In just three years, the IRS deemed the debt collection agencies a failure. This was despite assertions from the IRS director at the time that the system would treat taxpayers fairly and within the law. The problems that surfaced between 2006 and 2009 were on top of the ones that prompted the Taxpayer Bill of Rights after ordinary citizens testified in front of Congress in 1997. These people said the tax agency was way too aggressive as it tried to collect taxes.
Then, in December 2015, Congress passed the FAST act as a highway bill. Within this piece of legislation was language authorizing the use of debt collection agencies for the IRS. The move came as the IRS's budget continues to drop. From 2010 to 2015, the federal government cut the budget of this department by 17 percent. In 2015 alone, the IRS was underfunded by $1.8 billion.
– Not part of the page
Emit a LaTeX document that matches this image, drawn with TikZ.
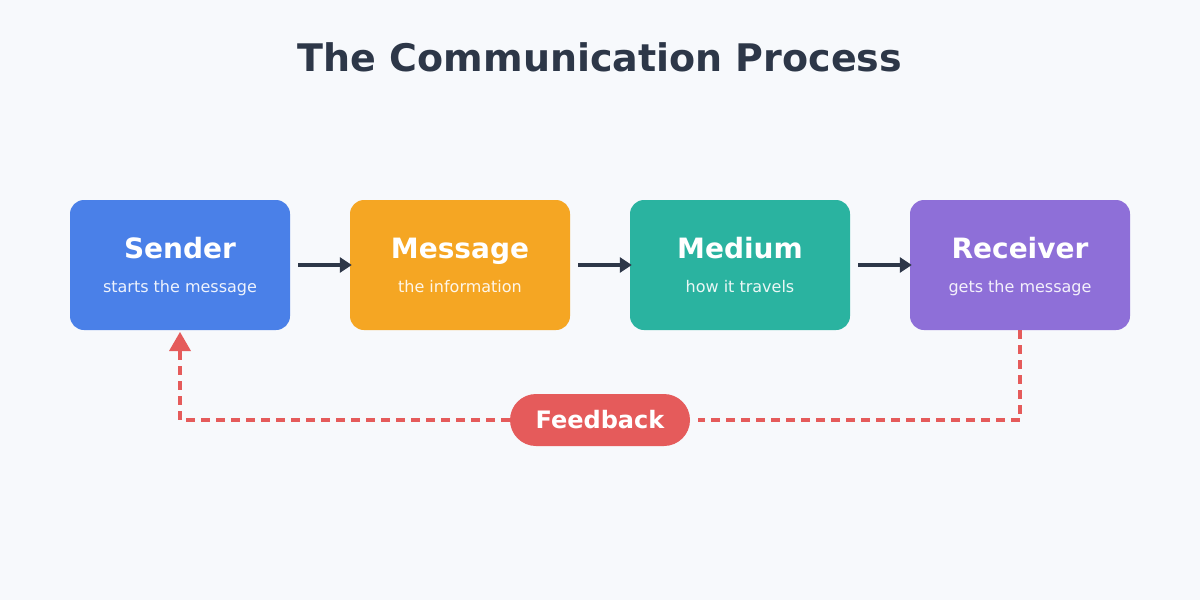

Congress directed the IRS to do more with less as it tried to improve services to taxpayers. The inability to answer phone calls and understaffed Taxpayer Assistance Centers all hinder the work of the IRS. These issues may have led to the use of private debt collection agencies as a way to alleviate some of the IRS's burdens.
Spring of 2017
In the spring of 2017, taxpayers can assume that anyone who hasn't paid their taxes on time may receive letters from one of four licensed debt collectors stating they owe a debt. Each taxpayer gets two written notices. After that, the debt collectors may resort to making phone calls. Usually, the IRS doesn't have time to call taxpayers, but private debt collectors do.
Adding to this problem is that the IRS database may have outdated information. Private companies may call phone numbers that no longer belong to taxpayers, or people who don't owe money any more may receive extraordinary amounts of harassing phone calls. Plus, how will taxpayers know which phone calls are from the authorized debt collectors and which ones are not? IRS scammers have gotten more sophisticated thanks to the rise of ubiquitous internet usage.
Although the IRS is trying to become more taxpayer-friendly, it doesn't seem as if this is the way to go. Smalley predicts that the use of debt collection agencies for the IRS will fail, much as it did from 2006 to 2009.